Adelaide Brighton Reaping Broker Upgrades
- Adelaide Brighton interim report meets expectations
- Earnings guidance seen as conservative
- Ratings upgraded post the result
By Chris Shaw
The market had been expecting interim earnings from Adelaide Brighton ((ABC)) of around $62 million and this was the result delivered by management. Accompanying the result was guidance for full year earnings of $144-$152 million, which implies a stronger second half of 2011.
The full year guidance provided by management leads Goldman Sachs to suggest 1H11 is likely to be the low point for earnings in the current cycle. This reflects the view significant infrastructure and mining projects expected in the key South Australian and Western Australian markets should lift earnings in the core construction materials business.
As well, Goldman Sachs notes Adelaide Brighton's lime operations should benefit from price increases of around 25% contracted with a key customer, as well as some volume gains thanks to the Worsley project expansion and the Ravensthorpe project.
Earnings should also improve via some internal growth projects according to Goldman Sachs, one example being the clinker grinding plant expansion at Birkenhead. As BA Merrill Lynch notes, around $95 million has been committed to capex plans over the next two years to expand the cement and lime operations.
Acquisitions should also be a driver of growth, BA-ML noting so far in FY11 Adelaide Brighton has spent around $47 million on bolt-on purchases. This helped push up net debt by 22% to $221 million, but Citi points out net gearing remains relatively comfortable at around 24%.

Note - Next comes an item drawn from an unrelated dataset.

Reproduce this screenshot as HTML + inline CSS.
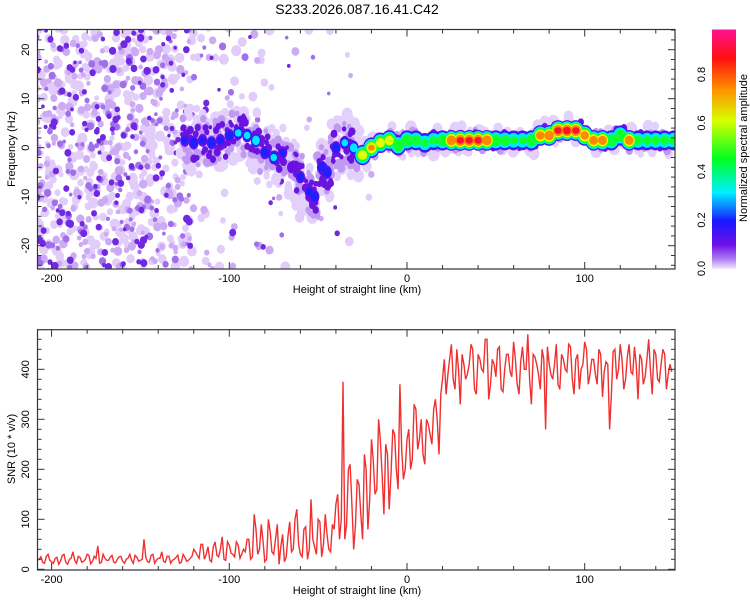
<!DOCTYPE html>
<html><head><meta charset="utf-8"><style>
body{margin:0;background:#fff;}
svg text{font-family:"Liberation Sans",sans-serif;fill:#000;}
</style></head><body>
<svg id="c" width="750" height="600" xmlns="http://www.w3.org/2000/svg">
<defs>
<linearGradient id="cbg" x1="0" y1="1" x2="0" y2="0">
<stop offset="0" stop-color="#f4ecff"/><stop offset="0.04" stop-color="#b080f0"/><stop offset="0.1" stop-color="#7010e8"/>
<stop offset="0.2" stop-color="#1818ff"/><stop offset="0.32" stop-color="#00f0ff"/><stop offset="0.46" stop-color="#00ff20"/>
<stop offset="0.62" stop-color="#d8ff00"/><stop offset="0.75" stop-color="#ff9000"/><stop offset="0.88" stop-color="#ff1010"/>
<stop offset="1" stop-color="#ff1090"/></linearGradient>
<clipPath id="clipTop"><rect x="38" y="30" width="637" height="239"/></clipPath>
<clipPath id="clipBot"><rect x="38" y="330" width="637" height="240"/></clipPath>
</defs>
<text x="357" y="14" font-size="14" text-anchor="middle">S233.2026.087.16.41.C42</text>
<g id="heat" clip-path="url(#clipTop)"></g>
<g id="snr" clip-path="url(#clipBot)"></g>
<g id="axes"></g>
<rect x="712" y="29.5" width="24" height="239.5" fill="url(#cbg)"/>
<text transform="translate(747,148) rotate(-90)" font-size="11" text-anchor="middle">Normalized spectral amplitude</text>
</svg>
<script>
// ---- data ----
const ridgeKm   = [-125,-120,-115,-110,-105,-100,-95,-90,-85,-80,-75,-70,-65,-60,-55,-52,-48,-45,-40,-35,-30,-25,-20,-15,-10,-5,0,5,10,15,20,25,30,35,40,45,50,55,60,65,70,75,80,85,90,95,100,105,110,115,120,125,130,135,140,145,150];
const ridgeFreq = [1.5,1,1.5,1,1.5,2.5,3,2.5,1.5,-1,-2,-1,-4,-6,-9,-10,-4,-5,0,1,0,-1.5,0,1,1.5,0.5,1.5,1.5,1,1.5,1.5,1.5,1.5,1.5,1.5,1.5,1.5,1.5,1.5,1.5,1.5,2.5,2.5,3.5,3.5,3.5,2.5,1.5,1.5,1.5,2.5,1.5,1.5,1.5,1.5,1.5,1.5];
const ridgeAmp  = [0.25,0.3,0.25,0.3,0.25,0.3,0.35,0.35,0.42,0.3,0.35,0.25,0.2,0.25,0.25,0.3,0.3,0.3,0.3,0.35,0.4,0.7,0.75,0.7,0.7,0.6,0.6,0.55,0.5,0.5,0.6,0.85,0.9,0.9,0.9,0.85,0.6,0.55,0.5,0.5,0.6,0.8,0.85,0.9,0.92,0.9,0.8,0.82,0.82,0.6,0.6,0.82,0.52,0.52,0.52,0.52,0.52];
const noiseBinKm  = [-210,-200,-190,-180,-170,-160,-150,-140,-130,-120,-110,-100,-90,-80,-70,-60,-50,-40,-30,-20];
const noiseDensity= [1,1,1,1,1,1,1,0.9,0.6,0.2,0.15,0.1,0.1,0.1,0.08,0.07,0.05,0.04,0.02,0.01];
const snrStart = -208;
const snrEven = [18,25,12,30,15,22,10,28,14,20,35,12,24,16,30,11,26,47,14,22,18,28,13,25,16,20,30,12,24,18,60,15,28,12,22,35,14,26,18,24,12,30,16,22,40,
28,50,20,45,15,55,25,65,18,48,30,55,22,40,60,
20,110,30,90,15,100,35,60,10,70,25,95,40,120,30,80,20,140,45,100,25,110,40,90,130,
60,375,90,210,40,180,110,230,80,260,
150,300,190,250,120,280,200,370,180,260,
200,330,240,300,210,290,250,340,230,380,
350,420,380,440,330,410,390,450,360,430,
400,460,340,420,385,445,355,430,395,455,
370,415,400,470,330,425,390,440,280,410,
380,450,360,420,395,445,350,430,400,455,
370,420,390,440,345,415,280,435,380,450,
360,425,395,445,340,420,385,460,350,430,
375,440,360,410,395];
const snrOdd = [20,14,26,18,12,24,16,30,10,22,18,26,14,20,28,16,22,12,30,18,24,14,20,26,12,22,18,28,16,20,24,14,30,18,22,16,26,12,20,28,14,24,18,26,
35,22,50,30,18,45,28,40,20,55,32,25,48,30,35,
60,25,80,40,55,20,75,30,90,45,15,65,35,100,50,25,85,40,60,30,95,50,70,35,80,
150,100,60,200,130,90,170,60,200,140,
220,160,260,110,230,190,270,160,240,200,
280,220,320,260,230,300,270,320,300,350,
420,390,450,360,400,430,380,410,440,350,
420,395,460,370,410,440,360,400,430,385,
420,350,445,400,380,430,410,360,420,445,
390,410,370,430,400,450,380,420,360,410,
440,390,420,370,430,395,410,350,440,400,
420,380,450,390,410,430,370,420,400,440,
380,410,430,390];
const xTicks = [-200,-100,0,100];
const fTicks = [-20,-10,0,10,20];
const snrTicks = [0,100,200,300,400];
const cbTicks = ["0.0","0.2","0.4","0.6","0.8"];

// ---- scales ----
const NS='http://www.w3.org/2000/svg';
const xS = km => 407 + km*1.777;
const fS = f => 147.7 - f*4.9;
const sS = v => 569.3 - v*0.5;
function mk(tag, attrs, parent){const e=document.createElementNS(NS,tag);for(const k in attrs)e.setAttribute(k,attrs[k]);parent.appendChild(e);return e;}
const heat=document.getElementById('heat'), axes=document.getElementById('axes'), snr=document.getElementById('snr');

// background speckle texture (deterministic hash)
function h(n){let x=Math.sin(n*12.9898+78.233)*43758.5453;return x-Math.floor(x);}
const speckCols=['#e2cdfa','#cdaaf4','#a070ec','#7028e2'];
const speckR=[3.6,3,2.6,2.6];
for(let layer=0;layer<4;layer++){
  let idx=layer*100000;
  for(let b=0;b<noiseBinKm.length;b++){
    const n=Math.round(noiseDensity[b]*[45,28,16,16][layer]);
    for(let k=0;k<n;k++){idx++;
      const km=noiseBinKm[b]+h(idx)*10, f=-26+h(idx+5000)*52;
      const r=speckR[layer]*(0.6+h(idx+7000)*0.7);
      const e=mk('ellipse',{cx:xS(km),cy:fS(f),rx:r*1.1,ry:r*1.2,fill:speckCols[layer]},heat);
      
      
    }
  }
}
// lavender / purple cloud around weak ridge
let cid=500000;
[['#e4d0fc',12,6,5],['#c09af2',9,4.5,3.5],['#6a14e0',6,3.5,3]].forEach(([col,cnt,spreadF,r])=>{
  ridgeKm.forEach((km,i)=>{
    const a=ridgeAmp[i];
    const weak=a<0.5;
    const n=weak?cnt:Math.round(cnt*0.3);
    for(let k=0;k<n;k++){cid++;
      const dk=(h(cid)-0.5)*6, df=(h(cid+333)-0.5)*2*spreadF*(weak?1:0.5);
      const rr=r*(0.6+h(cid+777)*0.6);
      const e=mk('ellipse',{cx:xS(km+dk),cy:fS(ridgeFreq[i]+df),rx:rr,ry:rr*1.2,fill:col},heat);
      
      
    }
  });
});
// ridge in layers
const levels=[0.1,0.2,0.3,0.45,0.6,0.72,0.85];
const lcols=['#6a10e4','#2020ff','#00e8ff','#10ff30','#e0ff00','#ff8800','#ff1030'];
levels.forEach((L,li)=>{
  ridgeKm.forEach((km,i)=>{
    const a=ridgeAmp[i]; if(a<=L)return;
    const s=Math.sqrt(1-L/a);
    const strong=a>=0.45;
    const rx=(strong?7:3.5)*s+2, ry=(strong?10:7)*s+1;
    const e=mk('ellipse',{cx:xS(km),cy:fS(ridgeFreq[i]),rx:rx,ry:ry,fill:lcols[li]},heat);
    
    
  });
});
// SNR line
const snrValues=[];
for(let i=0;i<snrEven.length;i++){snrValues.push(snrEven[i]); if(i<snrOdd.length) snrValues.push(snrOdd[i]);}
let d='';
snrValues.forEach((v,i)=>{d+=(i?'L':'M')+xS(snrStart+i).toFixed(1)+','+sS(v).toFixed(1);});
const pl=mk('path',{d:d,fill:'none',stroke:'#f03030','stroke-width':1.4},snr);



// axes
function frame(y0,y1,name){
  const r=mk('rect',{x:37.5,y:y0,width:637.5,height:y1-y0,fill:'none',stroke:'#333','stroke-width':1.2},axes);
  
  
  for(let km=-200;km<=150;km+=20){
    const x=xS(km), L=(km%100===0)?7:4;
    mk('line',{x1:x,x2:x,y1:y1,y2:y1-L,stroke:'#333'},axes);
    mk('line',{x1:x,x2:x,y1:y0,y2:y0+L,stroke:'#333'},axes);
  }
  xTicks.forEach(t=>{const e=mk('text',{x:xS(t),y:y1+13,'font-size':11,'text-anchor':'middle'},axes);e.textContent=t;
    });
  const xl=mk('text',{x:357,y:y1+24,'font-size':11,'text-anchor':'middle'},axes);xl.textContent='Height of straight line (km)';
  
}
frame(29.5,269,'top-plot-frame');
frame(329.7,570,'bottom-plot-frame');
for(let f=-24;f<=24;f+=2){const y=fS(f),L=f%10===0?7:4;
  mk('line',{x1:37.5,x2:37.5+L,y1:y,y2:y,stroke:'#333'},axes);mk('line',{x1:675,x2:675-L,y1:y,y2:y,stroke:'#333'},axes);}
fTicks.forEach(t=>{const e=mk('text',{transform:`translate(29,${fS(t)}) rotate(-90)`,'font-size':11,'text-anchor':'middle'},axes);e.textContent=t;
  });
const yt=mk('text',{transform:'translate(15,149) rotate(-90)','font-size':11,'text-anchor':'middle'},axes);yt.textContent='Frequency (Hz)';

for(let v=0;v<=460;v+=20){const y=sS(v),L=v%100===0?7:4;
  mk('line',{x1:37.5,x2:37.5+L,y1:y,y2:y,stroke:'#333'},axes);mk('line',{x1:675,x2:675-L,y1:y,y2:y,stroke:'#333'},axes);}
snrTicks.forEach(t=>{const e=mk('text',{transform:`translate(29,${sS(t)}) rotate(-90)`,'font-size':11,'text-anchor':'middle'},axes);e.textContent=t;
  });
const st=mk('text',{transform:'translate(15,449) rotate(-90)','font-size':11,'text-anchor':'middle'},axes);st.textContent='SNR (10 * v/v)';

cbTicks.forEach(t=>{const y=268.5-parseFloat(t)*242.5;
  const e=mk('text',{transform:`translate(705,${y}) rotate(-90)`,'font-size':11,'text-anchor':'middle'},axes);e.textContent=t;
  });
</script>
</body></html>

Factoring in the money being spent on capex and acquisitions, Citi takes the view full year earnings guidance offered by management may prove to be conservative. Price rises will be a key, as Citi notes cement and lime volumes are likely to be flat and the concrete masonry business should remain weak.
On the back of both the interim result and the guidance offered by management brokers have made only modest changes to estimates. Goldman Sachs has lifted its earnings per share (EPS) forecasts by just over 1% for both FY11 and FY12, while BA-ML has gone the other way and trimmed forecasts slightly.
Consensus EPS estimates according to the FNArena database now stand at 23.5c for FY11 and 25.7c for FY12. Goldman Sachs is not in the database but is forecasting EPS of 23.1c and 27.2c respectively.
Ratings have been upgraded post the result, with both Citi and Credit Suisse in the FNArena database and Goldman Sachs lifting ratings to Buy from Hold previously. This means Adelaide Brighton now scores Buy ratings from all eight brokers in the database, plus Goldman Sachs on top.
For Goldman Sachs the upgrade reflects the fact a key customer has extended a contract with Adelaide Brighton, which pushes out the timetable for potential market share losses in the WA and SA markets. This makes the current discount to valuation attractive, so warranting an upgrade.
Citi's upgrade to a Buy reflects both recent share price movements and relatively strong performance from Adelaide Brighton's key underlying businesses. As well, Citi, along with JP Morgan, suggests full year earnings guidance offered by management as likely to prove conservative.